The dial carries on its distinctive and rather heavy-handed sunburst pattern inspired by the iris of the eagle. Its structure is much more textured and more grainy when compared against the tame and discreet sunburst brushed dials we have grown accustomed to seeing everywhere. The quality and luster of the applied indices and hands somehow manage to not pale in comparison to the case itself, a feat that helps daytime legibility, while their lumed centers provide night time legibility — even though Chopard’s lume on some of its references is yet to catch up in brightness and surface quality with the competition, these new pieces are said to have proper Super-LumiNova.

On the wrist, the 13.15mm thickness — impressive for a column-wheel chronograph with a full-size self-winding rotor and vertical clutch — makes a positive difference by reducing wobble and eliminating the hockey-puck effect some of the competition struggles with. The 41mm three-hander version was only 9.7mm all cased up, so the XL Chrono has gained 3mm in both diameter and thickness. The short, integrated lugs, flexible and thin bracelet end-links, superb proportions, and relatively slim crown all do their part in making the XL Chrono rank on the smaller end of the spectrum of 44mm wide watches.

The massive and neatly finished pushers and crown are linked to the Chopard 03.05-C caliber, an in-house manufactured movement with four patented solutions and most all the goodies: COSC chronometer certification; vertical clutch; column wheel; flyback function; full-size, open-worked tungsten alloy rotor; unidirectional gearing system (to reduce energy losses upon rapid winding); 310 components and 60 hours of power reserve matched to a more stable 4Hz operating frequency. It compares unfavorably in the eye-candy department when compared to the Royal Oak Chronograph — or so it would if the AP didn’t come with a solid steel caseback that obscures the movement.

Covered by a properly anti-reflective coated sapphire crystal on the front and rated water resistant to 100 meters as a proper steel sports luxury watch should be — again, the comparable steel APRO chronograph offers 50m —, the Alpine Eagle XL Chrono does appear to be the complete package and, as far as specifications and finishing are concerned, one of the strongest value propositions in the very top tier of luxury sports chronographs.

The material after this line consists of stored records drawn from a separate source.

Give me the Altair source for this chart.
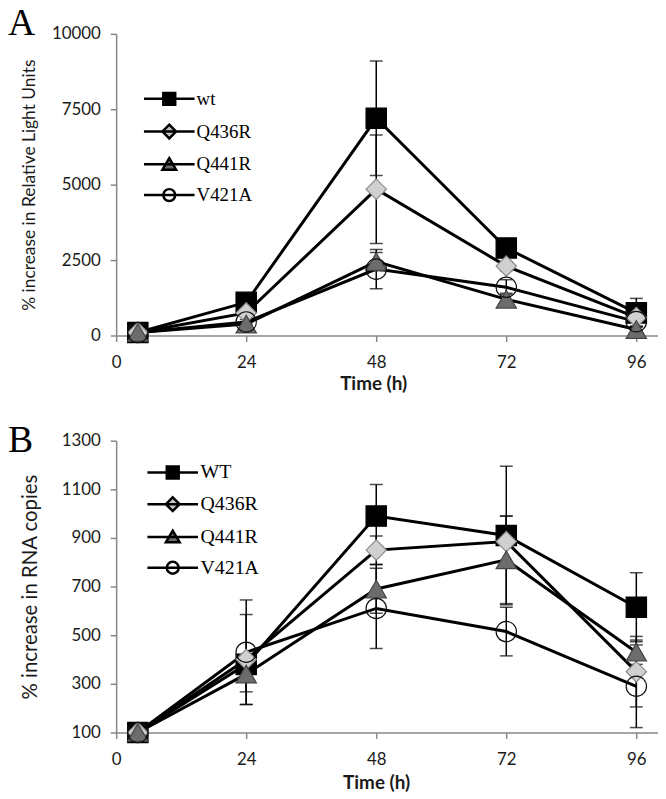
import altair as alt
import pandas as pd

# ---------------- data ----------------
times = [4, 24, 48, 72, 96]
x_ticks = [0, 24, 48, 72, 96]

series_a = ["wt", "Q436R", "Q441R", "V421A"]
series_b = ["WT", "Q436R", "Q441R", "V421A"]

# Panel A: % increase in Relative Light Units
a_wt = [100, 1100, 7200, 2900, 750]
a_wt_err = [50, 150, 1900, 200, 480]
a_q436r = [100, 750, 4850, 2300, 600]
a_q436r_err = [30, 100, 1800, 150, 150]
a_q441r = [100, 380, 2450, 1200, 200]
a_q441r_err = [30, 60, 300, 200, 100]
a_v421a = [100, 450, 2200, 1600, 460]
a_v421a_err = [30, 80, 650, 250, 150]
a_yticks = [0, 2500, 5000, 7500, 10000]

# Panel B: % increase in RNA copies
b_wt = [100, 380, 990, 910, 615]
b_wt_err = [0, 40, 130, 285, 142]
b_q436r = [100, 400, 850, 885, 350]
b_q436r_err = [0, 185, 58, 105, 145]
b_q441r = [100, 340, 690, 810, 430]
b_q441r_err = [0, 73, 100, 180, 50]
b_v421a = [100, 430, 610, 515, 290]
b_v421a_err = [0, 215, 165, 100, 170]
b_yticks = [100, 300, 500, 700, 900, 1100, 1300]

# ---------------- styles ----------------
marker_shapes = ["square", "diamond", "triangle-up", "circle"]
marker_fills = ["#000000", "#d0d0d0", "#6c6c6c", "transparent"]
marker_strokes = ["#000000", "#8a8a8a", "#444444", "#111111"]
marker_sizes = [420, 420, 400, 300]

legend_paths = [
    "M-4.25,0H4.25M-1,-1H1V1H-1Z",
    "M-4.25,0H4.25M0,-1.15L1.15,0L0,1.15L-1.15,0Z",
    "M-4.25,0H4.25M0,-1.05L1.15,0.9H-1.15Z",
    "M-4.25,0H4.25M1,0A1,1,0,1,1,-1,0A1,1,0,1,1,1,0Z",
]
legend_fills = ["#000000", "#c4c4c4", "#6c6c6c", "transparent"]
legend_strokes = ["#000000", "#000000", "#000000", "#000000"]

AXIS_GRAY = "#878787"


def long_df(series, values, errors):
    rows = []
    for s, vals, errs in zip(series, values, errors):
        for t, v, e in zip(times, vals, errs):
            rows.append({"series": s, "time": t, "value": v, "lo": v - e, "hi": v + e})
    return pd.DataFrame(rows)


df_a = long_df(series_a, [a_wt, a_q436r, a_q441r, a_v421a],
               [a_wt_err, a_q436r_err, a_q441r_err, a_v421a_err])
df_b = long_df(series_b, [b_wt, b_q436r, b_q441r, b_v421a],
               [b_wt_err, b_q436r_err, b_q441r_err, b_v421a_err])


def panel(df, series, ydomain, yticks, ytitle, ytitle_size, ytitle_pad,
          letter, letter_y, leg_x, leg_y, leg_font, height, xtitle_x, xtitle_pad):
    x_enc = alt.X("time:Q", scale=alt.Scale(domain=[0, 100], nice=False, zero=False),
                  axis=alt.Axis(values=x_ticks, format="d", title="Time (h)",
                                titleFontWeight="bold", titleFontSize=19,
                                titlePadding=xtitle_pad, titleX=xtitle_x,
                                labelPadding=13, labelFlush=False))
    y_enc = alt.Y("value:Q", scale=alt.Scale(domain=ydomain, nice=False, zero=False),
                  axis=alt.Axis(values=yticks, format="d", title=ytitle,
                                titleFontWeight="normal", titleFontSize=ytitle_size,
                                titlePadding=ytitle_pad, labelPadding=10))
    base = alt.Chart(df)
    lines = base.mark_line(color="black", strokeWidth=3).encode(
        x=x_enc, y=y_enc, detail="series:N")
    rules = base.mark_rule(color="black", strokeWidth=1.5).encode(
        x="time:Q", y="lo:Q", y2="hi:Q")
    caps_lo = base.mark_tick(orient="horizontal", color="black", size=13,
                             thickness=1.5).encode(x="time:Q", y="lo:Q")
    caps_hi = base.mark_tick(orient="horizontal", color="black", size=13,
                             thickness=1.5).encode(x="time:Q", y="hi:Q")
    points = base.mark_point(filled=True, opacity=1, strokeWidth=1.2).encode(
        x=x_enc, y=y_enc,
        shape=alt.Shape("series:N", scale=alt.Scale(domain=series, range=marker_shapes), legend=None),
        fill=alt.Fill("series:N", scale=alt.Scale(domain=series, range=marker_fills), legend=None),
        stroke=alt.Stroke("series:N", scale=alt.Scale(domain=series, range=marker_strokes), legend=None),
        size=alt.Size("series:N", scale=alt.Scale(domain=series, range=marker_sizes), legend=None),
    )
    leg = alt.Legend(title=None, orient="none", legendX=leg_x, legendY=leg_y,
                     labelFont="Liberation Serif", labelFontSize=leg_font,
                     labelColor="black", symbolSize=144, symbolStrokeWidth=2.5,
                     symbolOpacity=1, rowPadding=9, labelOffset=18, padding=0)
    # legend-only layer: no rows survive the filter, the legend comes from the fixed scale domain
    legend_layer = base.transform_filter(alt.datum.time < 0).mark_point(
        filled=True, opacity=1, strokeWidth=2.5).encode(
        x=x_enc, y=y_enc,
        shape=alt.Shape("series:N", scale=alt.Scale(domain=series, range=legend_paths), legend=leg),
        fill=alt.Fill("series:N", scale=alt.Scale(domain=series, range=legend_fills), legend=leg),
        stroke=alt.Stroke("series:N", scale=alt.Scale(domain=series, range=legend_strokes), legend=leg),
    )
    letter_layer = alt.Chart(pd.DataFrame({"letter": [letter]})).mark_text(
        font="Liberation Serif", fontSize=38, align="left", baseline="alphabetic",
        color="black").encode(text="letter:N", x=alt.value(-109), y=alt.value(letter_y))
    return alt.layer(lines, rules, caps_lo, caps_hi, points, legend_layer, letter_layer).resolve_scale(
        shape="independent", fill="independent", stroke="independent", size="independent"
    ).properties(width=546, height=height)


chart_a = panel(df_a, series_a, [0, 10000], a_yticks, "% increase in Relative Light Units",
                17.5, 13, "A", 1, 44, 56, 19, 304, 259, 4)
chart_b = panel(df_b, series_b, [100, 1300], b_yticks, "% increase in RNA copies",
                20.5, 21, "B", 11, 47, 22, 20, 294, 262, 6)

chart = alt.vconcat(chart_a, chart_b, spacing=106, bounds="flush").properties(
    padding={"top": -6, "left": 0, "right": 0, "bottom": 0}
).configure_view(stroke=None).configure_axis(
    domainColor=AXIS_GRAY, tickColor=AXIS_GRAY, domainWidth=1.5, tickWidth=1.5,
    tickSize=6, grid=False, labelFont="Lato", labelFontSize=17, labelColor="#1a1a1a",
    titleFont="Lato", titleColor="#1a1a1a"
)

chart.save("out.html", embed_options={"renderer": "svg", "actions": False})
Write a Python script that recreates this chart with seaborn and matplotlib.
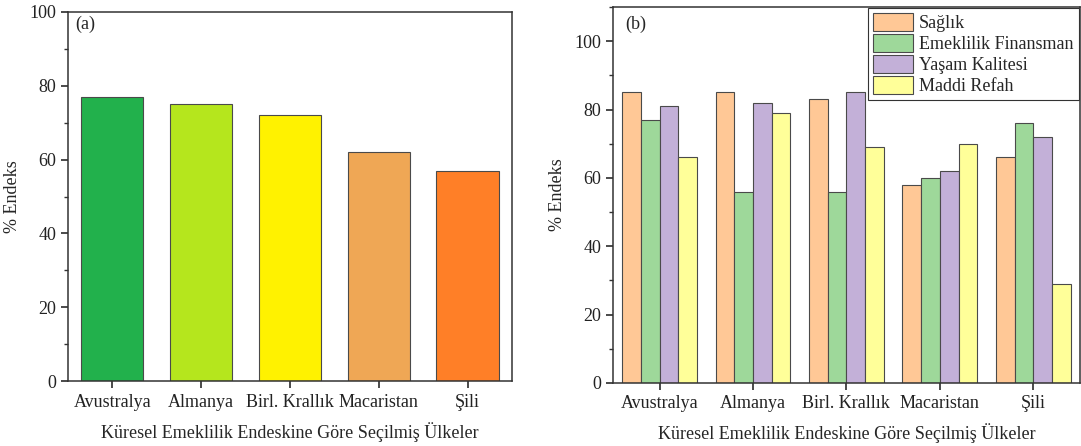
import numpy as np
import pandas as pd
import matplotlib
matplotlib.use("Agg")
import matplotlib.pyplot as plt
from matplotlib.ticker import MultipleLocator
import seaborn as sns

# ── Data ──────────────────────────────────────────────────────────────────────

countries = ["Avustralya", "Almanya", "Birl. Krallık", "Macaristan", "Şili"]
overall = [77, 75, 72, 62, 57]
overall_colors = ["#22b14c", "#b5e61d", "#fff200", "#efa755", "#ff7f27"]

metrics = ["Sağlık", "Emeklilik Finansman", "Yaşam Kalitesi", "Maddi Refah"]
saglik = [85, 85, 83, 58, 66]
finansman = [77, 56, 56, 60, 76]
yasam = [81, 82, 85, 62, 72]
refah = [66, 79, 69, 70, 29]
metric_colors = ["#ffc896", "#9ed89a", "#c3b0d8", "#ffff99"]

xlabel = "Küresel Emeklilik Endeskine Göre Seçilmiş Ülkeler"
ylabel = "% Endeks"

# ── Style ─────────────────────────────────────────────────────────────────────

sns.set_theme(style="ticks")
FS = 13
plt.rcParams.update({
    "font.family": ["Liberation Serif", "DejaVu Serif"],
    "font.size": FS,
    "axes.edgecolor": "#333333",
    "axes.linewidth": 1.1,
    "xtick.color": "#333333",
    "ytick.color": "#333333",
    "xtick.labelcolor": "#222222",
    "ytick.labelcolor": "#222222",
    "xtick.labelsize": FS,
    "ytick.labelsize": FS,
    "xtick.major.size": 5,
    "ytick.major.size": 5,
    "ytick.minor.size": 3,
    "xtick.direction": "out",
    "ytick.direction": "out",
})

fig = plt.figure(figsize=(10.81, 4.46), dpi=100)
ax_a = fig.add_axes([0.0629, 0.1457, 0.4107, 0.8274])
ax_b = fig.add_axes([0.567, 0.1413, 0.432, 0.843])

# — (a) overall index
sns.barplot(x=countries, y=overall, hue=countries, palette=overall_colors,
            legend=False, width=0.7, saturation=1, edgecolor="#4a4a4a",
            linewidth=0.8, ax=ax_a)
ax_a.set_ylim(0, 100)
ax_a.yaxis.set_major_locator(MultipleLocator(20))
ax_a.yaxis.set_minor_locator(MultipleLocator(10))
ax_a.text(0.016, 0.967, "(a)", transform=ax_a.transAxes, va="center",
          ha="left", fontsize=FS)

# — (b) sub-indices
df = pd.DataFrame({
    "Ülke": countries * 4,
    "Alt": np.repeat(metrics, len(countries)),
    "Değer": saglik + finansman + yasam + refah,
})
sns.barplot(data=df, x="Ülke", y="Değer", hue="Alt", hue_order=metrics,
            palette=metric_colors, width=0.8, saturation=1,
            edgecolor="#4a4a4a", linewidth=0.8, ax=ax_b)
ax_b.set_ylim(0, 110)
ax_b.yaxis.set_major_locator(MultipleLocator(20))
ax_b.yaxis.set_minor_locator(MultipleLocator(10))
ax_b.text(0.026, 0.955, "(b)", transform=ax_b.transAxes, va="center",
          ha="left", fontsize=FS)

leg = ax_b.legend(loc="upper right", borderaxespad=0.05, fontsize=FS,
                  handlelength=2.2, handleheight=1.15, labelspacing=0.1,
                  handletextpad=0.35, borderpad=0.3, fancybox=False,
                  framealpha=1, edgecolor="#333333", title=None)
leg.get_frame().set_linewidth(0.8)

for ax in (ax_a, ax_b):
    ax.set_xlim(-0.5, 4.5)
    ax.set_xlabel(xlabel, fontsize=FS, labelpad=8)
    ax.set_ylabel(ylabel, fontsize=FS, labelpad=6)
    ax.tick_params(axis="x", pad=4)
    ax.tick_params(axis="y", which="both", right=False)
    for s in ax.spines.values():
        s.set_visible(True)

fig.savefig("out.png", dpi=100)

To learn more about the history, concept, Lucent Steel A223 material, and design of the Chopard Alpine Eagle, as well as how it compares status-wise to its competition, you’ll find all there is to know about it in our hands-on debut article from last year. The XL Chrono is an arguably more masculine and powerful reinterpretation of the more tame and balanced three-hander from last year. Given the $7,000 price difference between the chronograph and the three-hander and how relatively smaller watches are becoming the trend again (not to mention their greater wearing comfort), I feel the 41mm Alpine Eagle for $12,900 in all-steel is a stronger proposition, overall.

However, if you have to have a chronograph in your steel who’s-who timepiece, the Alpine Eagle continues to show the competition — that might have gotten a bit too comfy in its position — what exceptional finishing and strong value looks like, even at this elevated price point.

The Chopard Alpine Eagle XL Chrono comes in three versions: all-steel with a blue or black dial and a two-tone rose gold-steel version with a black dial. Pricing for the three Chopard Alpine Eagle XL Chrono watches is between $19,200 and $26,800.